◆ GOAL OF THE EXERCISE ◆
Quote every line below exactly and skip any picture.
### INFORMATION SUPPLIED
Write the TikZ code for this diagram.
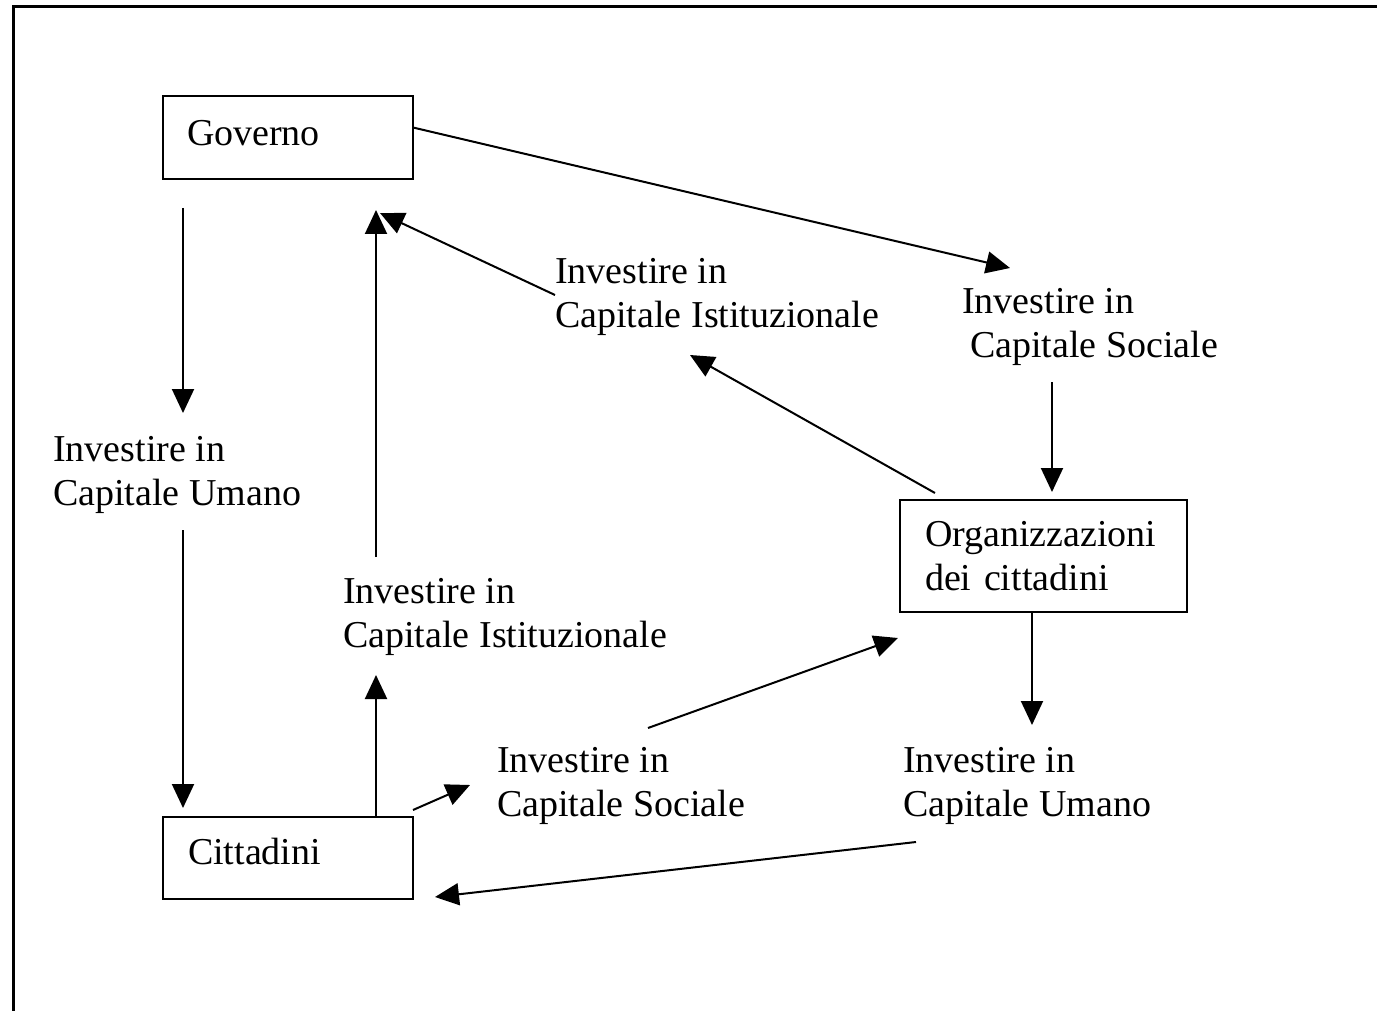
\documentclass[tikz,border=0pt]{standalone}
\usepackage{fontspec}
\setmainfont{Liberation Serif}
\usetikzlibrary{arrows.meta,calc}

\tikzset{
  every node/.style={font=\fontsize{38}{44}\selectfont},
  box/.style={draw, line width=2pt, outer sep=0pt, anchor=north west, align=left, inner ysep=0pt},
  lbl/.style={align=left, inner sep=0pt, anchor=base west},
  link/.style={->, line width=2pt}
}

\begin{document}
\begin{tikzpicture}[x=1pt, y=-1pt, >={Triangle[length=24pt,width=22pt]}]

	\useasboundingbox (0,0) rectangle (1377,1011);
	\draw [line width=3pt] (13,1011) -- (13,7) -- (1377,7);

	% actors
	\node [box, inner xsep=24pt, text width=202pt, minimum height=83pt, text depth=10pt] (gov) at (163,96) {Governo};
	\node [box, inner xsep=25pt, text width=237pt, minimum height=112pt] (org) at (900,500) {Organizzazioni\\dei cittadini};
	\node [box, inner xsep=25pt, text width=200pt, minimum height=82pt, text depth=14pt] (cit) at (163,817) {Cittadini};

	% investments (placed by the baseline of the last line)
	\node [lbl] (hum1) at (53,505) {Investire in\\Capitale Umano};
	\node [lbl] (ist1) at (555,327) {Investire in\\Capitale Istituzionale};
	\node [lbl] (soc1) at (962,357) {Investire in\\\hspace*{8pt}Capitale Sociale};
	\node [lbl] (ist2) at (343,647) {Investire in\\Capitale Istituzionale};
	\node [lbl] (soc2) at (497,816) {Investire in\\Capitale Sociale};
	\node [lbl] (hum2) at (903,816) {Investire in\\Capitale Umano};

	\draw [link] ($(gov.east)+(0,-10)$) -- ($(soc1.base west)+(48,-89)$);
	\draw [link] ($(gov.south west)+(20,29)$) -- ($(hum1.base west)+(130,-92)$);
	\draw [link] ($(hum1.base west)+(130,25)$) -- ($(cit.north west)+(20,-9)$);
	\draw [link] ($(ist2.base west)+(33,-90)$) -- ($(gov.south east)+(-37,31)$);
	\draw [link] ($(ist1.base west)+(0,-32)$) -- ($(gov.south east)+(-33,34)$);
	\draw [link] ($(org.north west)+(35,-7)$) -- ($(ist1.base west)+(135,28)$);
	\draw [link] ($(soc1.base west)+(90,25)$) -- ($(org.north west)+(152,-8)$);
	\draw [link] ($(org.south west)+(132,0)$) -- ($(hum2.base west)+(129,-91)$);
	\draw [link] ($(hum2.base west)+(13,26)$) -- ($(cit.south east)+(22,-2)$);
	\draw [link] ($(cit.north east)+(-37,0)$) -- ($(ist2.base west)+(33,28)$);
	\draw [link] ($(cit.north east)+(0,-7)$) -- ($(soc2.base west)+(-27,-31)$);
	\draw [link] ($(soc2.base west)+(151,-88)$) -- ($(org.south west)+(-2,26)$);

\end{tikzpicture}
\end{document}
######
◆ EXERCISE SOLUTION ◆
Write the TikZ code for this diagram.
\documentclass[tikz,border=0pt]{standalone}
\usepackage{fontspec}
\setmainfont{Liberation Serif}
\usetikzlibrary{arrows.meta,calc}

\tikzset{
  every node/.style={font=\fontsize{38}{44}\selectfont},
  box/.style={draw, line width=2pt, outer sep=0pt, anchor=north west, align=left, inner ysep=0pt},
  lbl/.style={align=left, inner sep=0pt, anchor=base west},
  link/.style={->, line width=2pt}
}

\begin{document}
\begin{tikzpicture}[x=1pt, y=-1pt, >={Triangle[length=24pt,width=22pt]}]

	\useasboundingbox (0,0) rectangle (1377,1011);
	\draw [line width=3pt] (13,1011) -- (13,7) -- (1377,7);

	% actors
	\node [box, inner xsep=24pt, text width=202pt, minimum height=83pt, text depth=10pt] (gov) at (163,96) {Governo};
	\node [box, inner xsep=25pt, text width=237pt, minimum height=112pt] (org) at (900,500) {Organizzazioni\\dei cittadini};
	\node [box, inner xsep=25pt, text width=200pt, minimum height=82pt, text depth=14pt] (cit) at (163,817) {Cittadini};

	% investments (placed by the baseline of the last line)
	\node [lbl] (hum1) at (53,505) {Investire in\\Capitale Umano};
	\node [lbl] (ist1) at (555,327) {Investire in\\Capitale Istituzionale};
	\node [lbl] (soc1) at (962,357) {Investire in\\\hspace*{8pt}Capitale Sociale};
	\node [lbl] (ist2) at (343,647) {Investire in\\Capitale Istituzionale};
	\node [lbl] (soc2) at (497,816) {Investire in\\Capitale Sociale};
	\node [lbl] (hum2) at (903,816) {Investire in\\Capitale Umano};

	\draw [link] ($(gov.east)+(0,-10)$) -- ($(soc1.base west)+(48,-89)$);
	\draw [link] ($(gov.south west)+(20,29)$) -- ($(hum1.base west)+(130,-92)$);
	\draw [link] ($(hum1.base west)+(130,25)$) -- ($(cit.north west)+(20,-9)$);
	\draw [link] ($(ist2.base west)+(33,-90)$) -- ($(gov.south east)+(-37,31)$);
	\draw [link] ($(ist1.base west)+(0,-32)$) -- ($(gov.south east)+(-33,34)$);
	\draw [link] ($(org.north west)+(35,-7)$) -- ($(ist1.base west)+(135,28)$);
	\draw [link] ($(soc1.base west)+(90,25)$) -- ($(org.north west)+(152,-8)$);
	\draw [link] ($(org.south west)+(132,0)$) -- ($(hum2.base west)+(129,-91)$);
	\draw [link] ($(hum2.base west)+(13,26)$) -- ($(cit.south east)+(22,-2)$);
	\draw [link] ($(cit.north east)+(-37,0)$) -- ($(ist2.base west)+(33,28)$);
	\draw [link] ($(cit.north east)+(0,-7)$) -- ($(soc2.base west)+(-27,-31)$);
	\draw [link] ($(soc2.base west)+(151,-88)$) -- ($(org.south west)+(-2,26)$);

\end{tikzpicture}
\end{document}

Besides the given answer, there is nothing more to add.